Reviewed:
“On the road again: Flint Murdock” is the direct follow-up to “Frontiers: Flint Murdock” and this review has been made based on the fact that people should already have knowledge of the first story “Frontiers”.
I liked the one before and I liked this one too.
Now, if I am to be less succinct, I would have to say that while different from the first one, the themes are still close enough that I didn’t feel lost reading it despite not going back to “Frontiers” to get a refreshed memory of it. Most of the urgent not resolved yet plot is now done and over in a satisfactory manner (a little bittersweet perhaps?). The ending, while open, is still not frustrating and I can only be thankful for it. What needed to be accomplished indeed was and the rest is left for a possible future to come. However, what might interest people the most is the change in tone.
I have to admit it took me some time to realize the change but it finally crept on me by the time I was 3/4 done. First, the “weight” given to the characters has changed. The women from his past (writing his family would have worked too) have a much more important role and their characters are much more developed that one could have suspected. Cayuze, Flint’s partner is also, with a lot of subtlety, developed further than I had expected. On the contrary, Rosie felt a lot more subdued, or at least she was before the very end. Her mother, Flint’s female companion? Pretty much no memory of her.
Flint was the one who pushed me to realize things had changed. Mostly because he felt like he… like he had lost much of his drive? As if he was stuck in some kind of rut. Passivity seemed to be his motto and reaction his only action. On the contrary, the other characters all had pretty much their moment of glory. As with Rosie, it took him most of the book to, little by little, begin to grow in a new direction. If being a gunman, almost an enforcer in the first book was enough, this one proved it was no longer satisfactory. Once again, it was proven that making the first step of change is often the hardest. Strangely enough, this made me feel as if this book was a transitional one, a “between-two-states-of-being” book where the characters were given the space to grow as individuals and as a family instead of bludgeoning them with unrelenting tragedy.

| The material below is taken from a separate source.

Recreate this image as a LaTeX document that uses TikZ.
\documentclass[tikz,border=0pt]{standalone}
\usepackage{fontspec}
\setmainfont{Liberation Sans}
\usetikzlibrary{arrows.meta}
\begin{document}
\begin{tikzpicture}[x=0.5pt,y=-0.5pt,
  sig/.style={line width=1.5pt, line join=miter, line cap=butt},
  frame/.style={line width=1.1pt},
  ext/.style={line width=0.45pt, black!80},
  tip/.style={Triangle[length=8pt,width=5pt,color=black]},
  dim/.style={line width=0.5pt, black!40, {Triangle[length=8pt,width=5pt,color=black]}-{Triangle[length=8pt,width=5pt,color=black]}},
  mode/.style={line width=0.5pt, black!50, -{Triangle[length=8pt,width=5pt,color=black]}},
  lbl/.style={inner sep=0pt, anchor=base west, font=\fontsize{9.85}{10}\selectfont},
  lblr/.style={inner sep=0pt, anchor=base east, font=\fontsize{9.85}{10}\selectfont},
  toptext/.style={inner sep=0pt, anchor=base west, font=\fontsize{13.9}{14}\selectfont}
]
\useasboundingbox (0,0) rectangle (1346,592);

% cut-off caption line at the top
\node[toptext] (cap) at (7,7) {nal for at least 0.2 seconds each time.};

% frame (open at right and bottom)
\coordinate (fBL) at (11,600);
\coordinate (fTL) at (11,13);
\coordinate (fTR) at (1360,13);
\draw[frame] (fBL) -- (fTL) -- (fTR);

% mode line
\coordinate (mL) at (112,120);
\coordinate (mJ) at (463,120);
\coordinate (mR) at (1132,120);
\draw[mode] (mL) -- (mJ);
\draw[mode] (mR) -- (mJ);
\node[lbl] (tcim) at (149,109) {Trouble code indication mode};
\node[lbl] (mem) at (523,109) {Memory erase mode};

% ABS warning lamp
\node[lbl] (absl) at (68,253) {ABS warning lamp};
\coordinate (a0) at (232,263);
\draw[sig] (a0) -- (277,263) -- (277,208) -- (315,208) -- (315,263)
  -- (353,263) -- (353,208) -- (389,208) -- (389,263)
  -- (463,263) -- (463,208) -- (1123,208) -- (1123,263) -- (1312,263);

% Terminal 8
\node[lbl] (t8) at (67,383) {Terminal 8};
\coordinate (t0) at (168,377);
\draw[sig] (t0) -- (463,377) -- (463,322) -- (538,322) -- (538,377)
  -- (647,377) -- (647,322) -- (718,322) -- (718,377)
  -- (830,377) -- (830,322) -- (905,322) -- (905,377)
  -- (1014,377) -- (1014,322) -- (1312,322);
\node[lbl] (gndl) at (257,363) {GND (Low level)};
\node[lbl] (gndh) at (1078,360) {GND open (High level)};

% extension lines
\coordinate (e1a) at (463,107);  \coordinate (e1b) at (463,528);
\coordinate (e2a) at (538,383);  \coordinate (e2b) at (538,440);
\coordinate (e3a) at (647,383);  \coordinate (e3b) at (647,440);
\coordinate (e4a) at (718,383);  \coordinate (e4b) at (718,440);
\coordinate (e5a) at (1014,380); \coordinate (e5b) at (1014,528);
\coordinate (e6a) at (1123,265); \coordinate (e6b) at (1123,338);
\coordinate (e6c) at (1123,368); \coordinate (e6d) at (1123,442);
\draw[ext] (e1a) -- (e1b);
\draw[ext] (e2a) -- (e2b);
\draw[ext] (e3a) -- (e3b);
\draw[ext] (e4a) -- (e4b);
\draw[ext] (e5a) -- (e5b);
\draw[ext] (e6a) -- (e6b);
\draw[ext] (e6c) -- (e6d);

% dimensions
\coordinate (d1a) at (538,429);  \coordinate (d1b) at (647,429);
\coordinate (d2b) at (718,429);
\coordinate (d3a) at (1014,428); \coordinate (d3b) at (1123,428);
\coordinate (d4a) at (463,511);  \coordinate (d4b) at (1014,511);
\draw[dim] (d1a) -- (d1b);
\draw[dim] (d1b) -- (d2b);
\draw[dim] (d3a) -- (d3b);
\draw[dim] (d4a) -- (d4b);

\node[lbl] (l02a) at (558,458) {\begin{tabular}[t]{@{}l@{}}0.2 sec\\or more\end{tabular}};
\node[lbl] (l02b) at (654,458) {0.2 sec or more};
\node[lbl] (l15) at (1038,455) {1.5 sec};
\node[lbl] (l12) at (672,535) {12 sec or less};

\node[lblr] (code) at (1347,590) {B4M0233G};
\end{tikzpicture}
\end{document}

Despite all those changes which made me somewhat uncomfortable while I was reading it because I was more or less lost as to what direction she was trying to take, Paige Hawthorne proved once again that she possessed the talent and the depth of breath necessary to write a story in the context of a much younger America while still keeping an interesting storyline and mostly attaching characters.
In the end, I can only say that I’ve gotten grateful for the wisely chosen level of danger in the story. They are not fighting to make money. They are not fighting to save the world. They are just making their way in a changing society, one step at a time, doing their best to be good people. And that, more than anything else, allows us to be entranced by the story, to follow them on their way for a little while, never feeling sad that parting is coming but always happy that they stayed true to themselves.
No technical review since I still do not consider myself qualified for it. I had no issue reading it and nothing glaring tried to jump at me from the sentences in front of my eyes. The story is also still a nine because it didn’t lose much of its freshness despite it being a sequel and it still kept the world tight by not over expanding without reason. Appeal was between eight and nine because of the growing pains I felt in parallel to Flint and it tainted a little my perception of the story. However, fictional partial powerlessness shouldn’t be a criterion of judgement for influencing my rating so a nine it is.